On February 1, 1986, District Judge K M Pandey would order the unlocking of gates that acted as a “barrier” between the idols inside the masjid and the devotees who had come for the darshan. This decision had the blessing of then Prime Minister Rajiv Gandhi, who in order to mollify the self-anointed regressive Muslim leadership would subsequently introduce the bill to reverse the Shah Bano judgment on February 25, 1986.
The demolition of the mosque on December 6, 1992 was also the destruction of the rule of law. The SC has rightly criticised it and accepted that it was in violation of the “status quo” order passed by it. Within a few hours of the mosque’s demolition, a makeshift temple had come up at the structure’s location. Within a month of the demolition, the Allahabad High Court allowed for darshan at the makeshift temple. In 1994, the Supreme Court, while dealing with the Acquisition of Certain Areas of Ayodhya Act, ordered the protection of the latest “status quo”: No mosque but a makeshift temple and legally protected darshan at the site.
In 2010, the Lucknow bench of Allahabad High Court ruled that the title suit must be decided as a question of joint-ownership of property. Muslims, the deity Ram Lalla and Nirmohi Akhara were to get one-third share of the disputed property. The Supreme Court has overruled this judgment and rightly held that it was not a partition suit.

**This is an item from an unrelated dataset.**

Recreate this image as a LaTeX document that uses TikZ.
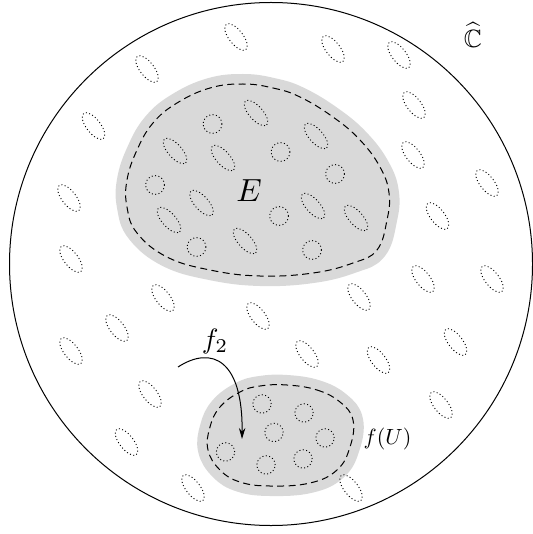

The judgment will be remembered for the victory of faith over the rule of law as the Supreme Court considered religious beliefs even in deciding a property dispute, and despite conceding that faith cannot confer title, it still went ahead to give property to worshippers on the basis of faith. The court should not have any say in matters of freedom of religion, but deciding title suit on the basis of faith is a thorny proposition. In brief, it is the red letter day for the constitutional right to religion but a setback to property law and a setback to evidence law with differential burden of proof being demanded from different parties.